Information provided:
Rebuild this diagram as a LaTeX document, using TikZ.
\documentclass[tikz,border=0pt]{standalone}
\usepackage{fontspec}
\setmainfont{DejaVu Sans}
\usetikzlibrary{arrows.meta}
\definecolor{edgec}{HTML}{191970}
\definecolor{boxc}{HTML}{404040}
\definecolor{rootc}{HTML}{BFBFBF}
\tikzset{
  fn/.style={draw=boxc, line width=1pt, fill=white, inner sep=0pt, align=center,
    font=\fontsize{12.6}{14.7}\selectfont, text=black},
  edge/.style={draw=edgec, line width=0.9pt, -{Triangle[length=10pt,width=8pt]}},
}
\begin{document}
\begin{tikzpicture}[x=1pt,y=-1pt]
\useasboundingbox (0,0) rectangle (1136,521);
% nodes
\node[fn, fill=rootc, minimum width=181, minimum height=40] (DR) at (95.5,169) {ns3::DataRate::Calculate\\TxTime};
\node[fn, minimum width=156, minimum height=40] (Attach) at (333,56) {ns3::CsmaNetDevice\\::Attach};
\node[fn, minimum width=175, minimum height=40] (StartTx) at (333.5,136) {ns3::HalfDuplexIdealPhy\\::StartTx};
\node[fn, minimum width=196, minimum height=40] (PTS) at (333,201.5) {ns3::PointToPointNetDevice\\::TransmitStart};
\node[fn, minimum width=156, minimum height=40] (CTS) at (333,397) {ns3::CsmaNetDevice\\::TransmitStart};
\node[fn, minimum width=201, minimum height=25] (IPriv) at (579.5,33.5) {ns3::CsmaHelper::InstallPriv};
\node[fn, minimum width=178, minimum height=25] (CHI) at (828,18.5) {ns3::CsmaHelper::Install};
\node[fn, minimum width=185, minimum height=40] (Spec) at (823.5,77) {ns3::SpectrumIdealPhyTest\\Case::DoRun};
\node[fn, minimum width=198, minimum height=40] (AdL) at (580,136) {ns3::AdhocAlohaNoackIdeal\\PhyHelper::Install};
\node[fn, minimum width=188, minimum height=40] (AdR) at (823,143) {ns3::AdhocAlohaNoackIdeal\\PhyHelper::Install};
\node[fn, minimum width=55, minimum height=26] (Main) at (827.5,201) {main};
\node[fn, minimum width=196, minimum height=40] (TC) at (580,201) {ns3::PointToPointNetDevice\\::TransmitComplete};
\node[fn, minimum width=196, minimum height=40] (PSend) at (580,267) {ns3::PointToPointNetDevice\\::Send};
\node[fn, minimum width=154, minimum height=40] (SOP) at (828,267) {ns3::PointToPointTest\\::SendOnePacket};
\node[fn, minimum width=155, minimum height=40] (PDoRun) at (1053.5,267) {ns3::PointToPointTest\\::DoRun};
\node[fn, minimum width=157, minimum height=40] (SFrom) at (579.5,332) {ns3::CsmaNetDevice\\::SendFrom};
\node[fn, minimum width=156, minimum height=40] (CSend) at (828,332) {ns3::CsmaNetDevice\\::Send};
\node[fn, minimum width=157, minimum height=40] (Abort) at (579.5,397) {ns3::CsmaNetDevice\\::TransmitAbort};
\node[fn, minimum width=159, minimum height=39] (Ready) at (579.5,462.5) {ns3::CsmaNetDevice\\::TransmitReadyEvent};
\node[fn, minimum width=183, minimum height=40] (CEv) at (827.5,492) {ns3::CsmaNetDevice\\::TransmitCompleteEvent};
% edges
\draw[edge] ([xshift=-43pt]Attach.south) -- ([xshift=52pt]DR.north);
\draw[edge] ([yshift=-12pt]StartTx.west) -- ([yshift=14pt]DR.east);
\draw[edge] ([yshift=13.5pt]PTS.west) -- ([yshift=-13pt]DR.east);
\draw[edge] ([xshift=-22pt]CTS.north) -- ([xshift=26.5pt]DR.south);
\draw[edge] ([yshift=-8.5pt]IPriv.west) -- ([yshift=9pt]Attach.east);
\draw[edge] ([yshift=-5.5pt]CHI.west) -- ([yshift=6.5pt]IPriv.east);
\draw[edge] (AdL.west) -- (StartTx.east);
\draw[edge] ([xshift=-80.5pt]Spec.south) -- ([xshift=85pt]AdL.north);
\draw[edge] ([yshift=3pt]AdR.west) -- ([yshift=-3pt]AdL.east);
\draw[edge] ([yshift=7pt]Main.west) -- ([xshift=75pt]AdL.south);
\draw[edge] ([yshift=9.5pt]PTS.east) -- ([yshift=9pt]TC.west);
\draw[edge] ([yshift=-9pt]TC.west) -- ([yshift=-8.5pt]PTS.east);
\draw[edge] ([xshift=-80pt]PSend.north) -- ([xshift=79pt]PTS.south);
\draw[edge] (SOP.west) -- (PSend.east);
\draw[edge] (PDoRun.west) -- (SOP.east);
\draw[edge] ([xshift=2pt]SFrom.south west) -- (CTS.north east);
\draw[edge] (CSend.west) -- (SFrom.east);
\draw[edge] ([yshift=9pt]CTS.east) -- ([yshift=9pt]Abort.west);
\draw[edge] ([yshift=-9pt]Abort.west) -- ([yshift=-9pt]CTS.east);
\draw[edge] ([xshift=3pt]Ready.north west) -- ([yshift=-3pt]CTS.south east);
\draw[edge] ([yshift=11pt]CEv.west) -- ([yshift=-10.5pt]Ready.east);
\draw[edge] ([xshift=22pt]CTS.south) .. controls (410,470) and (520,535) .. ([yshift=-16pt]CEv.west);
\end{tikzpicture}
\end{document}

Set exercise: Please output the entire listing exactly as it stands.

Response to the task:
Rebuild this diagram as a LaTeX document, using TikZ.
\documentclass[tikz,border=0pt]{standalone}
\usepackage{fontspec}
\setmainfont{DejaVu Sans}
\usetikzlibrary{arrows.meta}
\definecolor{edgec}{HTML}{191970}
\definecolor{boxc}{HTML}{404040}
\definecolor{rootc}{HTML}{BFBFBF}
\tikzset{
  fn/.style={draw=boxc, line width=1pt, fill=white, inner sep=0pt, align=center,
    font=\fontsize{12.6}{14.7}\selectfont, text=black},
  edge/.style={draw=edgec, line width=0.9pt, -{Triangle[length=10pt,width=8pt]}},
}
\begin{document}
\begin{tikzpicture}[x=1pt,y=-1pt]
\useasboundingbox (0,0) rectangle (1136,521);
% nodes
\node[fn, fill=rootc, minimum width=181, minimum height=40] (DR) at (95.5,169) {ns3::DataRate::Calculate\\TxTime};
\node[fn, minimum width=156, minimum height=40] (Attach) at (333,56) {ns3::CsmaNetDevice\\::Attach};
\node[fn, minimum width=175, minimum height=40] (StartTx) at (333.5,136) {ns3::HalfDuplexIdealPhy\\::StartTx};
\node[fn, minimum width=196, minimum height=40] (PTS) at (333,201.5) {ns3::PointToPointNetDevice\\::TransmitStart};
\node[fn, minimum width=156, minimum height=40] (CTS) at (333,397) {ns3::CsmaNetDevice\\::TransmitStart};
\node[fn, minimum width=201, minimum height=25] (IPriv) at (579.5,33.5) {ns3::CsmaHelper::InstallPriv};
\node[fn, minimum width=178, minimum height=25] (CHI) at (828,18.5) {ns3::CsmaHelper::Install};
\node[fn, minimum width=185, minimum height=40] (Spec) at (823.5,77) {ns3::SpectrumIdealPhyTest\\Case::DoRun};
\node[fn, minimum width=198, minimum height=40] (AdL) at (580,136) {ns3::AdhocAlohaNoackIdeal\\PhyHelper::Install};
\node[fn, minimum width=188, minimum height=40] (AdR) at (823,143) {ns3::AdhocAlohaNoackIdeal\\PhyHelper::Install};
\node[fn, minimum width=55, minimum height=26] (Main) at (827.5,201) {main};
\node[fn, minimum width=196, minimum height=40] (TC) at (580,201) {ns3::PointToPointNetDevice\\::TransmitComplete};
\node[fn, minimum width=196, minimum height=40] (PSend) at (580,267) {ns3::PointToPointNetDevice\\::Send};
\node[fn, minimum width=154, minimum height=40] (SOP) at (828,267) {ns3::PointToPointTest\\::SendOnePacket};
\node[fn, minimum width=155, minimum height=40] (PDoRun) at (1053.5,267) {ns3::PointToPointTest\\::DoRun};
\node[fn, minimum width=157, minimum height=40] (SFrom) at (579.5,332) {ns3::CsmaNetDevice\\::SendFrom};
\node[fn, minimum width=156, minimum height=40] (CSend) at (828,332) {ns3::CsmaNetDevice\\::Send};
\node[fn, minimum width=157, minimum height=40] (Abort) at (579.5,397) {ns3::CsmaNetDevice\\::TransmitAbort};
\node[fn, minimum width=159, minimum height=39] (Ready) at (579.5,462.5) {ns3::CsmaNetDevice\\::TransmitReadyEvent};
\node[fn, minimum width=183, minimum height=40] (CEv) at (827.5,492) {ns3::CsmaNetDevice\\::TransmitCompleteEvent};
% edges
\draw[edge] ([xshift=-43pt]Attach.south) -- ([xshift=52pt]DR.north);
\draw[edge] ([yshift=-12pt]StartTx.west) -- ([yshift=14pt]DR.east);
\draw[edge] ([yshift=13.5pt]PTS.west) -- ([yshift=-13pt]DR.east);
\draw[edge] ([xshift=-22pt]CTS.north) -- ([xshift=26.5pt]DR.south);
\draw[edge] ([yshift=-8.5pt]IPriv.west) -- ([yshift=9pt]Attach.east);
\draw[edge] ([yshift=-5.5pt]CHI.west) -- ([yshift=6.5pt]IPriv.east);
\draw[edge] (AdL.west) -- (StartTx.east);
\draw[edge] ([xshift=-80.5pt]Spec.south) -- ([xshift=85pt]AdL.north);
\draw[edge] ([yshift=3pt]AdR.west) -- ([yshift=-3pt]AdL.east);
\draw[edge] ([yshift=7pt]Main.west) -- ([xshift=75pt]AdL.south);
\draw[edge] ([yshift=9.5pt]PTS.east) -- ([yshift=9pt]TC.west);
\draw[edge] ([yshift=-9pt]TC.west) -- ([yshift=-8.5pt]PTS.east);
\draw[edge] ([xshift=-80pt]PSend.north) -- ([xshift=79pt]PTS.south);
\draw[edge] (SOP.west) -- (PSend.east);
\draw[edge] (PDoRun.west) -- (SOP.east);
\draw[edge] ([xshift=2pt]SFrom.south west) -- (CTS.north east);
\draw[edge] (CSend.west) -- (SFrom.east);
\draw[edge] ([yshift=9pt]CTS.east) -- ([yshift=9pt]Abort.west);
\draw[edge] ([yshift=-9pt]Abort.west) -- ([yshift=-9pt]CTS.east);
\draw[edge] ([xshift=3pt]Ready.north west) -- ([yshift=-3pt]CTS.south east);
\draw[edge] ([yshift=11pt]CEv.west) -- ([yshift=-10.5pt]Ready.east);
\draw[edge] ([xshift=22pt]CTS.south) .. controls (410,470) and (520,535) .. ([yshift=-16pt]CEv.west);
\end{tikzpicture}
\end{document}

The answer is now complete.